Kecamatan Ujung Berung juga tercatat sebagai satu daerah yang masih memiliki lahan pertanian seluas 97 hektar yang tersebar di lima kelurahan. Pasanggrahan menjadi kelurahan yang memiliki sawah paling luas, yakni 64 herktar.
Kecamatan ini juga punya banyak kegiatan industri kecil, sedang, dan besar. Kegiatan perdagangan terjadi di pasar tradisional dan modern. Tercatat ada 1 pasar tradisional di Pasirwangi, dua supermarket di Pasanggrahan dan Pasirjati, selebihnya perdagangan dilakukan di warung, pertokoan dan minimarket. Ada pula usaha kuliner dalam skala warung dan restoran.
Perputaran uang di Ujung Berung dapat dilihat dari realisasi penerimaan anggaran dari lima kelurahan dengan target Rp 8.407.661.917 dan yang terealisasi Rp 7.626.928.829. Jumlah Wajib Pajak dan Penerimaan PBB per Kelurahan realisasinya Rp 18.693 dengan nilai Rp 4.232.977.781.

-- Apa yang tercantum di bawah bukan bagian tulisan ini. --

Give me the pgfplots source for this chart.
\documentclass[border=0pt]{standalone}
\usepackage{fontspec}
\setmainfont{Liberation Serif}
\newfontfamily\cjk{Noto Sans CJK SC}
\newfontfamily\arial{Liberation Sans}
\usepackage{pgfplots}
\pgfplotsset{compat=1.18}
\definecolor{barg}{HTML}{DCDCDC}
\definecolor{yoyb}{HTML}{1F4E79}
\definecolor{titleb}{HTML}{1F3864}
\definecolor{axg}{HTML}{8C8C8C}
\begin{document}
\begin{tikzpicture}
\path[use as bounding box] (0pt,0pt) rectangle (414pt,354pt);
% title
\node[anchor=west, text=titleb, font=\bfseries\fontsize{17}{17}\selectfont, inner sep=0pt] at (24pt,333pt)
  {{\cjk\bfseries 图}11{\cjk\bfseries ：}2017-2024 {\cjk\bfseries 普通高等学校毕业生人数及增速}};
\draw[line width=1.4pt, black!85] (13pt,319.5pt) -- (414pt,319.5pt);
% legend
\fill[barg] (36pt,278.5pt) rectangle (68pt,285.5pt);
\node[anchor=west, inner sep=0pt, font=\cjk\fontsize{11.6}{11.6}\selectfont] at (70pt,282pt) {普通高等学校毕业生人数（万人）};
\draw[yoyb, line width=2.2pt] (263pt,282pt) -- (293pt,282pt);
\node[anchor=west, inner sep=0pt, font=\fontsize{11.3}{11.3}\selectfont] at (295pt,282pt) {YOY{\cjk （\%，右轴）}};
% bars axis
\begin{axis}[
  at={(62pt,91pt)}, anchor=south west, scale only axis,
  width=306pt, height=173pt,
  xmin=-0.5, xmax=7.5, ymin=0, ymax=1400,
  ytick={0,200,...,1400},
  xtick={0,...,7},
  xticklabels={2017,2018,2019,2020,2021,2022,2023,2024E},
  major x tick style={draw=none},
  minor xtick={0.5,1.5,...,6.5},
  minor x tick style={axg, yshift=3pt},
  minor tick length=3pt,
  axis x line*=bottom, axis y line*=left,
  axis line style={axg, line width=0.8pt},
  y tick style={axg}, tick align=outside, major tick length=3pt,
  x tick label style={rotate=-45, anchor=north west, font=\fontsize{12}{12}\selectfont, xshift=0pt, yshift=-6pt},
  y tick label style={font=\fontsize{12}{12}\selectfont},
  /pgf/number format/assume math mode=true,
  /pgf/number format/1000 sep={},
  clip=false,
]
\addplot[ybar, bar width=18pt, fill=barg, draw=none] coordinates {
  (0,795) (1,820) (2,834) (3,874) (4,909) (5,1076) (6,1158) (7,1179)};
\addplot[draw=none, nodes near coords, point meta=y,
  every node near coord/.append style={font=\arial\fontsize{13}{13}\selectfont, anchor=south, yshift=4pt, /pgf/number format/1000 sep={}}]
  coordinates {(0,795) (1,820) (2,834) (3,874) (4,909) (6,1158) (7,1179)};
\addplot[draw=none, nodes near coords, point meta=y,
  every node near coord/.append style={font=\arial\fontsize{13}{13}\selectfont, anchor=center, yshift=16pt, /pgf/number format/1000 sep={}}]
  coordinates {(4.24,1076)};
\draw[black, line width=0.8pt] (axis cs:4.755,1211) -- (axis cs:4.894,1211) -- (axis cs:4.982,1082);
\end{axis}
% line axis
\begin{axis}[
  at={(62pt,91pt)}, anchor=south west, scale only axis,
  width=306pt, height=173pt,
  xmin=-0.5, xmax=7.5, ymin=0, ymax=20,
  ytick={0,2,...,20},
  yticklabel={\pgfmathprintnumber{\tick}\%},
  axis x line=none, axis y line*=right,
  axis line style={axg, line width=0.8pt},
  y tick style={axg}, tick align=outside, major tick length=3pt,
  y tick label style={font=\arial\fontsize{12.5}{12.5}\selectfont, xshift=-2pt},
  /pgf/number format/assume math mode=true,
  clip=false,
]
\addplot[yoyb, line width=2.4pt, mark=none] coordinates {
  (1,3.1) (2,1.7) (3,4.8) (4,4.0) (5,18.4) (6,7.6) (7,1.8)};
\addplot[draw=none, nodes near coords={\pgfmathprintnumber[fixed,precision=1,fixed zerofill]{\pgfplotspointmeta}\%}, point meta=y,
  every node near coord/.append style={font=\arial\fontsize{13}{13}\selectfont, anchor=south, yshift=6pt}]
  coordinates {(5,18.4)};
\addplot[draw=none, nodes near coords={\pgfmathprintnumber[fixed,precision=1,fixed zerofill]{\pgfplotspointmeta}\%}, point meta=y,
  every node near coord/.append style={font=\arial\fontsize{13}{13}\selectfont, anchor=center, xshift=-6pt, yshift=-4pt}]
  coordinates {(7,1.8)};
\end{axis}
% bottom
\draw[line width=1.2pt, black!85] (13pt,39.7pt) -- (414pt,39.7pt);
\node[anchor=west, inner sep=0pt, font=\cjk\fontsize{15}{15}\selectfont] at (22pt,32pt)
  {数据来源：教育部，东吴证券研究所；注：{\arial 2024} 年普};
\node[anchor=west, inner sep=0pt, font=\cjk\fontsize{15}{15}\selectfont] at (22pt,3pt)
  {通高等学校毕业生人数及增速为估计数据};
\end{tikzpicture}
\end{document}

Arus ekonomi difasilitasi lembaga keuangan berupa perbankan. Terdapat 11 bank, 25 koperasi dan 2 pegadaian. Sementara sarana komunikasi dilayani dengan akses kantor Pos, stasiun radio, wartel dan warnet. Untuk rekreasi warga, Ujung Berung punya 1 kolam renang di Pasierendah dan 1 gedung petunjukan di Cigending.
Selain terkenal dengan komunitas musik undergroundnya, Ujung Berung juga punya banyak sanggar seni dan tari yang tersebar di Pasanggrahan 7 unit, Pasirjati 11 unit, Pasirwangi 8 unit, Cigending 4 unit, Pasirendah 6 unit.